Case ID: ad2d_184/html/0791-02.html
Source: Caselaw Access Project
Author: {"author": "", "license": "Public Domain", "url": "https://static.case.law/"}
Date Created: 2024-08-24T03:29:51.129683

The People of the State of New York, Respondent, v Daniel Milea, Appellant.
   Appeal by the defendant, by permission, from an order of the Supreme Court, Queens County (Calabretta, J.), dated May 26, 1989, which denied his motion pursuant to CPL 440.10 (1) (g) to vacate a judgment of the same court, rendered February 7, 1984, convicting him of murder in the second degree, criminal possession of a weapon in the second degree (two counts) and reckless endangerment in the second degree, upon a jury verdict, and imposing sentence.

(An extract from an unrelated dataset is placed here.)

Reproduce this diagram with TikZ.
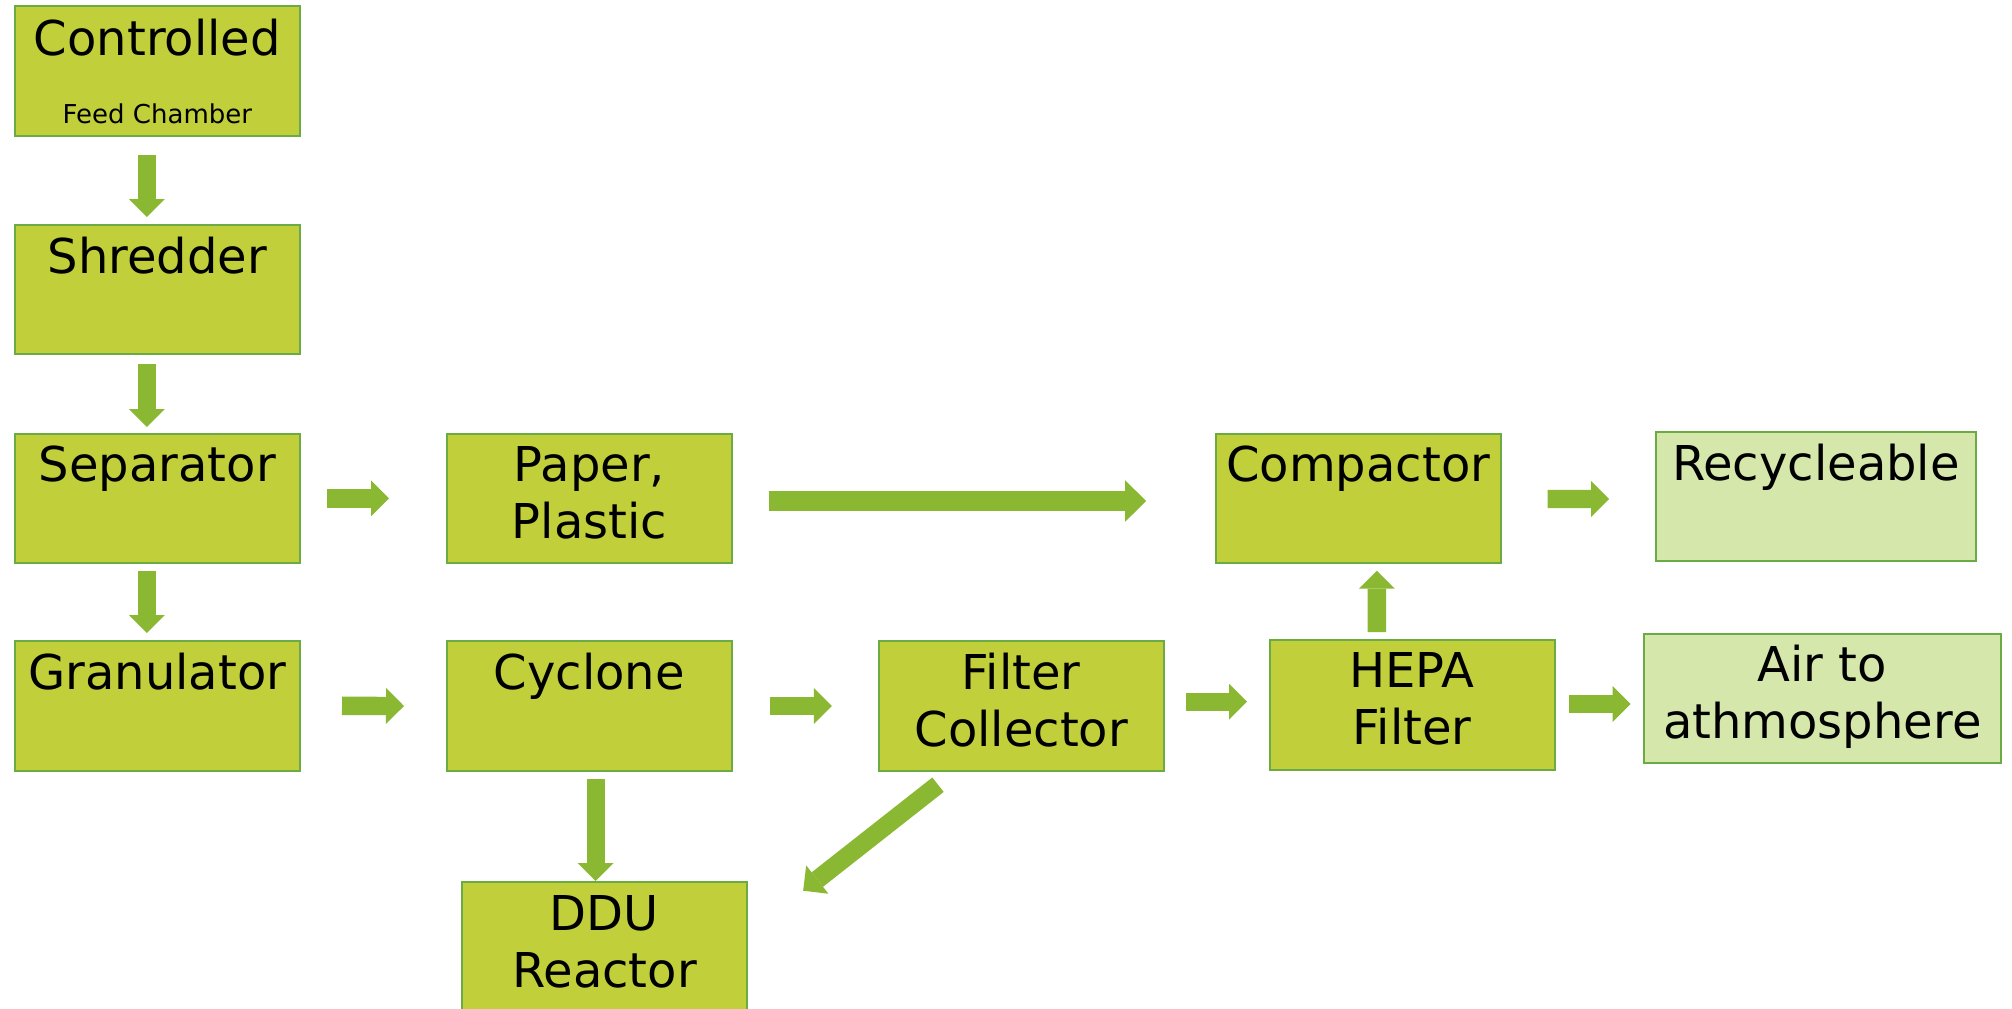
\documentclass[tikz,border=0pt]{standalone}
\usepackage{fontspec}
\setmainfont{DejaVu Sans}
\usetikzlibrary{arrows.meta,calc}
\definecolor{boxfill}{HTML}{C0CF3A}
\definecolor{boxline}{HTML}{6AAB44}
\definecolor{lightfill}{HTML}{D5E7AB}
\definecolor{arrowc}{HTML}{8BB833}
\begin{document}
\begin{tikzpicture}[x=0.5pt,y=0.5pt,
  procbox/.style={draw=boxline, fill=boxfill, line width=1pt, inner sep=0pt,
    minimum width=142.65pt, minimum height=65pt},
  lightbox/.style={procbox, fill=lightfill},
  lbl/.style={anchor=base, inner sep=0pt, align=center,
    font=\fontsize{24pt}{28.5pt}\selectfont},
  smalllbl/.style={anchor=base, inner sep=0pt, font=\fontsize{13pt}{15pt}\selectfont},
  barrow/.style={draw=arrowc, line width=9.2pt,
    -{Triangle[length=9pt,width=18pt,line width=0pt]}},
  bigarrow/.style={draw=arrowc, line width=10pt,
    -{Triangle[length=10.5pt,width=20.8pt,line width=0pt]}}]
\useasboundingbox (0,0) rectangle (2012,-1008);
% boxes
\node[procbox] (ctrl) at (157.35,-70.7) {};
\node[procbox, minimum height=64.5pt] (shred) at (157.35,-289.5) {};
\node[procbox, minimum height=64.65pt] (sep) at (157.35,-498.35) {};
\node[procbox, minimum height=64.85pt] (gran) at (157.35,-705.85) {};
\node[procbox, minimum height=64.65pt] (paper) at (589.35,-498.35) {};
\node[procbox] (cyc) at (589.35,-706) {};
\node[procbox] (filt) at (1021.2,-706) {};
\node[procbox, minimum height=64.65pt] (comp) at (1358.25,-498.35) {};
\node[procbox, minimum width=142.4pt, minimum height=64.85pt] (hepa) at (1412.1,-704.85) {};
\node[lightbox, minimum width=159.9pt, minimum height=64.5pt] (recyc) at (1815.9,-496.2) {};
\node[lightbox, minimum width=178.35pt, minimum height=64.5pt] (air) at (1822.35,-698.5) {};
\node[procbox, minimum height=65pt] (ddu) at (604.5,-947.3) {};
% labels (multi-line labels are anchored at the baseline of their last line)
\node[lbl] (t-ctrl) at (157.35,-55) {Controlled};
\node[smalllbl] (t-feed) at (157.35,-123) {Feed Chamber};
\node[lbl] (t-shred) at (157.35,-273) {Shredder};
\node[lbl] (t-sep) at (157.35,-481.7) {Separator};
\node[lbl] (t-gran) at (157.35,-689) {Granulator};
\node[lbl] (t-paper) at (589.35,-538.7) {Paper,\\Plastic};
\node[lbl] (t-cyc) at (589.35,-689) {Cyclone};
\node[lbl] (t-filt) at (1021.2,-746) {Filter\\Collector};
\node[lbl] (t-comp) at (1358.25,-481.7) {Compactor};
\node[lbl] (t-hepa) at (1412.1,-744.7) {HEPA\\Filter};
\node[lbl] (t-recyc) at (1815.9,-480) {Recycleable};
\node[lbl] (t-air) at (1822.35,-738) {Air to\\athmosphere};
\node[lbl] (t-ddu) at (604.5,-987.7) {DDU\\Reactor};
% arrows
\draw[barrow] ($(ctrl.south)+(-10.5,-18.3)$) -- ($(shred.north)+(-10.5,7)$);
\draw[barrow] ($(shred.south)+(-10.5,-9)$) -- ($(sep.north)+(-10.5,5.7)$);
\draw[barrow] ($(sep.south)+(-10.5,-7)$) -- ($(gran.north)+(-10.5,7)$);
\draw[barrow] ($(sep.east)+(26,0)$) -- ($(paper.west)+(-56.7,0)$);
\draw[barrow] ($(gran.east)+(41,0)$) -- ($(cyc.west)+(-41.7,0)$);
\draw[bigarrow] ($(paper.east)+(35.8,-2.65)$) -- ($(comp.west)+(-68.5,-2.65)$);
\draw[barrow] ($(cyc.east)+(36.8,0)$) -- ($(filt.west)+(-45.7,0)$);
\draw[barrow] ($(filt.east)+(20.9,4.3)$) -- ($(hepa.west)+(-21.7,3.15)$);
\draw[barrow] ($(hepa.north)+(-35.3,7)$) -- ($(comp.south)+(18.55,-6.7)$);
\draw[barrow] ($(comp.east)+(45.6,-0.65)$) -- ($(recyc.west)+(-46,-2.8)$);
\draw[barrow] ($(hepa.east)+(13.3,0.85)$) -- ($(air.west)+(-12.5,-5.5)$);
\draw[barrow] ($(cyc.south)+(6.35,-6.7)$) -- ($(ddu.north)+(-8.8,0.3)$);
\draw[barrow] ($(filt.south)+(-83.2,-12.7)$) -- ($(ddu.north east)+(55,-9.4)$);
\end{tikzpicture}
\end{document}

Ordered that the order is affirmed.

The facts underlying this case are set forth in our decision and order affirming the defendant’s conviction. Upon appeal, the defendant’s challenge to the quantity and quality of the evidence against him was rejected (see, People v Milea, 112 AD2d 1011). However, the defendant’s codefendant’s conviction was reversed by this court, because, as to the codefendant, the proof was insufficient (see, People v Nieves, 135 AD2d 579). Relying on a post-reversal affidavit of the codefendant, who now attests that the crimes were committed by two men whom no trial witness placed at the scene, the defendant seeks to vacate his conviction on the ground of "newly discovered” evidence (see, CPL 440.10 [1] [g]). We need not determine however, whether previously "unavailable” testimony of a former codefendant can constitute newly discovered evidence (see, e.g., United States v Diggs, 649 F2d 731, cert denied 454 US 970; United States v Metz, 652 F2d 478). We agree with the Supreme Court that the evidence on which the defendant now relies contradicts some of the trial evidence but would not "probably change the result” (People v Salemi, 309 NY 208, 216, cert denied 350 US 950). Sullivan, J. P., Harwood, Balletta and Fiber, JJ., concur.